6. The ESD protector according to claim 1, wherein the insulating substrate is an alumina substrate, and the second electrodes are made of metal having a thermal expansion coefficient ranging from 4.3×10−6 to 8.0×10−6/K.

7. The ESD protector according to claim 1, wherein the first electrodes are made of material mainly containing gold, and the second electrodes are made of thin film that mainly contains aluminum and that has film of aluminum oxide on a surface of the thin film.

8. A method of manufacturing an electrostatic discharge (ESD) protector, comprising:

forming a pair of first electrodes made of material having a low specific resistance on an upper surface of an insulating substrate;

forming second electrodes between the pair of first electrodes, the second electrodes being thinner than the pair of first electrodes, the second electrodes being electrically connected to the first electrodes, respectively;

forming a gap between the second electrodes; and

forming an over-voltage protective layer covering at least the gap.

9. The method according to claim 8, wherein the second electrodes are made of material having a high melting point.

10. The method according to claim 8, wherein the first electrodes are made of material having a specific resistance of 1×10−2 Ωcm or lower and having thicknesses of 2 μm or greater, and thicknesses of the second electrodes are less than 2 μm.

11. The method according to claim 8, wherein

the first electrodes are formed with material mainly containing gold by printing and firing,

the second electrodes are formed by spattering material mainly containing nickel, and

the gap is formed by cutting the second electrodes with laser.

12. The method according to claim 8, wherein the insulating substrate is an alumina substrate, and the second electrodes are made of metal having a thermal expansion coefficient ranging from 4.3×10−6 to 8.0×10−6/K.

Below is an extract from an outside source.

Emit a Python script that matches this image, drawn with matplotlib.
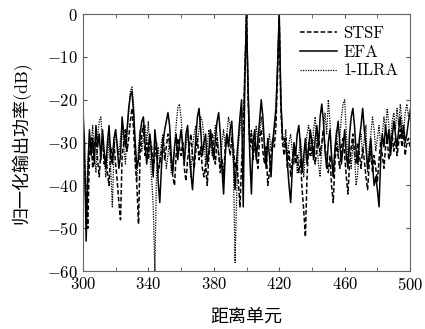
import matplotlib
matplotlib.use('Agg')
import matplotlib.pyplot as plt
import numpy as np

plt.rcParams['font.family'] = 'serif'
plt.rcParams['font.serif'] = ['cmr10', 'DejaVu Serif']
plt.rcParams['mathtext.fontset'] = 'cm'
plt.rcParams['axes.formatter.use_mathtext'] = True

x = np.arange(300, 501)  # 距离单元

# STSF (虚线)
stsf = [-27, -35, -42, -50, -33, -29, -36, -31, -28, -34,
        -38, -32, -29, -35, -33, -37, -40, -31, -34, -30,
        -35, -39, -44, -48, -33, -30, -27, -32, -29, -25,
        -22, -27, -35, -40, -49, -32, -28, -26, -33, -30,
        -34, -29, -31, -36, -33, -30, -37, -35, -32, -29,
        -34, -31, -28, -30, -35, -38, -40, -33, -29, -31,
        -33, -30, -36, -39, -34, -31, -28, -33, -36, -32,
        -29, -34, -31, -36, -38, -35, -40, -33, -30, -28,
        -32, -35, -29, -33, -37, -34, -38, -31, -28, -30,
        -33, -29, -31, -36, -34, -39, -45, -35, -28, -14,
        0, -20, -31, -28, -34, -30, -33, -36, -29, -27,
        -32, -35, -31, -40, -37, -33, -29, -31, -26, -14,
        -1, -22, -30, -33, -29, -36, -32, -38, -34, -31,
        -35, -33, -37, -34, -41, -46, -52, -38, -30, -33,
        -29, -32, -35, -31, -28, -33, -30, -27, -31, -34,
        -37, -33, -40, -44, -35, -30, -33, -36, -31, -29,
        -33, -38, -42, -35, -31, -28, -32, -35, -30, -33,
        -36, -31, -34, -38, -41, -35, -32, -37, -33, -36,
        -39, -34, -30, -33, -36, -31, -29, -34, -31, -28,
        -32, -29, -33, -30, -27, -31, -28, -33, -30, -29,
        -31]

# EFA (实线)
efa = [-22, -30, -53, -38, -27, -33, -29, -35, -26, -31,
       -28, -34, -27, -32, -36, -30, -26, -33, -35, -29,
       -27, -31, -36, -33, -24, -28, -31, -27, -22, -19,
       -18, -23, -30, -36, -34, -28, -25, -24, -30, -35,
       -31, -28, -33, -38, -27, -31, -39, -44, -36, -30,
       -27, -25, -23, -26, -33, -37, -31, -28, -34, -30,
       -27, -31, -35, -28, -26, -32, -37, -41, -35, -29,
       -24, -22, -27, -33, -30, -28, -35, -32, -27, -31,
       -34, -29, -25, -23, -28, -36, -42, -33, -28, -31,
       -27, -25, -33, -41, -34, -29, -24, -20, -45, -15,
       0, -18, -33, -42, -30, -27, -34, -29, -25, -20,
       -24, -31, -36, -29, -33, -38, -30, -26, -22, -12,
       0, -20, -29, -29, -30, -35, -40, -44, -36, -30,
       -33, -28, -26, -31, -37, -33, -29, -35, -31, -27,
       -30, -34, -29, -26, -31, -24, -21, -25, -32, -36,
       -30, -27, -33, -38, -32, -28, -25, -30, -35, -31,
       -27, -33, -36, -28, -24, -22, -26, -32, -35, -29,
       -26, -22, -27, -31, -36, -33, -29, -35, -40, -38,
       -41, -45, -34, -28, -31, -26, -30, -27, -33, -29,
       -25, -28, -31, -27, -24, -29, -26, -30, -28, -25,
       -23]

# 1-ILRA (点线)
ilra = [-30, -39, -46, -34, -28, -31, -26, -33, -37, -29,
        -25, -24, -30, -33, -38, -34, -29, -36, -45, -32,
        -27, -30, -33, -29, -26, -31, -35, -28, -23, -18,
        -17, -21, -33, -39, -31, -27, -32, -28, -26, -30,
        -25, -33, -38, -45, -60, -37, -31, -35, -30, -28,
        -32, -36, -33, -29, -37, -35, -31, -26, -22, -21,
        -24, -30, -34, -31, -27, -33, -38, -31, -28, -26,
        -30, -27, -24, -25, -29, -35, -31, -27, -30, -33,
        -29, -26, -28, -32, -36, -30, -27, -31, -28, -24,
        -26, -30, -35, -58, -42, -31, -27, -22, -24, -12,
        -1, -17, -30, -27, -32, -29, -26, -31, -28, -24,
        -27, -30, -34, -31, -28, -32, -30, -27, -23, -11,
        0, -19, -28, -31, -27, -33, -30, -28, -32, -35,
        -31, -37, -33, -29, -34, -38, -32, -28, -26, -30,
        -33, -27, -24, -30, -35, -38, -31, -27, -23, -28,
        -20, -25, -34, -38, -31, -27, -33, -29, -24, -21,
        -20, -28, -34, -31, -36, -30, -33, -40, -37, -30,
        -28, -33, -29, -26, -37, -31, -28, -24, -27, -32,
        -29, -26, -31, -28, -24, -27, -22, -26, -30, -25,
        -23, -27, -22, -26, -21, -25, -28, -23, -21, -24,
        -22]

fig = plt.figure(figsize=(4.25, 3.29), dpi=100)
ax = fig.add_axes([0.195, 0.176, 0.77, 0.781])

ax.plot(x, stsf, color='black', linestyle=(0, (3, 1.5)), linewidth=1.1, label='STSF')
ax.plot(x, efa, color='black', linestyle='-', linewidth=1.1, label='EFA')
ax.plot(x, ilra, color='black', linestyle=(0, (1, 1)), linewidth=0.9, label='1-ILRA')

ax.set_xlim(300, 500)
ax.set_ylim(-60, 0)
ax.set_xticks(range(300, 501, 40))
ax.set_xticks(range(300, 501, 20), minor=True)
ax.set_yticks(range(-60, 1, 10))
ax.tick_params(which='both', direction='in', top=True, right=True, labelsize=12, length=3, color='#555555')
for s in ax.spines.values():
    s.set_color('#666666')

cjk = ['cmr10', 'Noto Sans CJK SC']
ax.set_xlabel('距离单元', family=cjk, fontsize=13, labelpad=11)
ax.set_ylabel('归一化输出功率(dB)', family=cjk, fontsize=13, labelpad=11)

ax.legend(loc='upper right', frameon=False, fontsize=12, handlelength=2.2,
          handletextpad=0.4, labelspacing=0.2, borderaxespad=0.3)

fig.savefig('out.png', dpi=100)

13. The method according to claim 8, wherein

the first electrodes are formed with material mainly containing gold by printing and firing,

the second electrodes are formed by spattering material mainly containing tungsten or molybdenum, and

the gap is formed by cutting the second electrodes with laser.

14. The method according to claim 8, wherein

the first electrodes are formed with material mainly containing gold by printing and firing,

the second electrodes are formed by spattering material mainly containing aluminum, and

the gap is formed by cutting the second electrodes with laser.

15. The ESD protector according to claim 2, wherein the first electrodes are made of thin film material mainly containing gold, and the second electrodes are made of material mainly containing tungsten or molybdenum.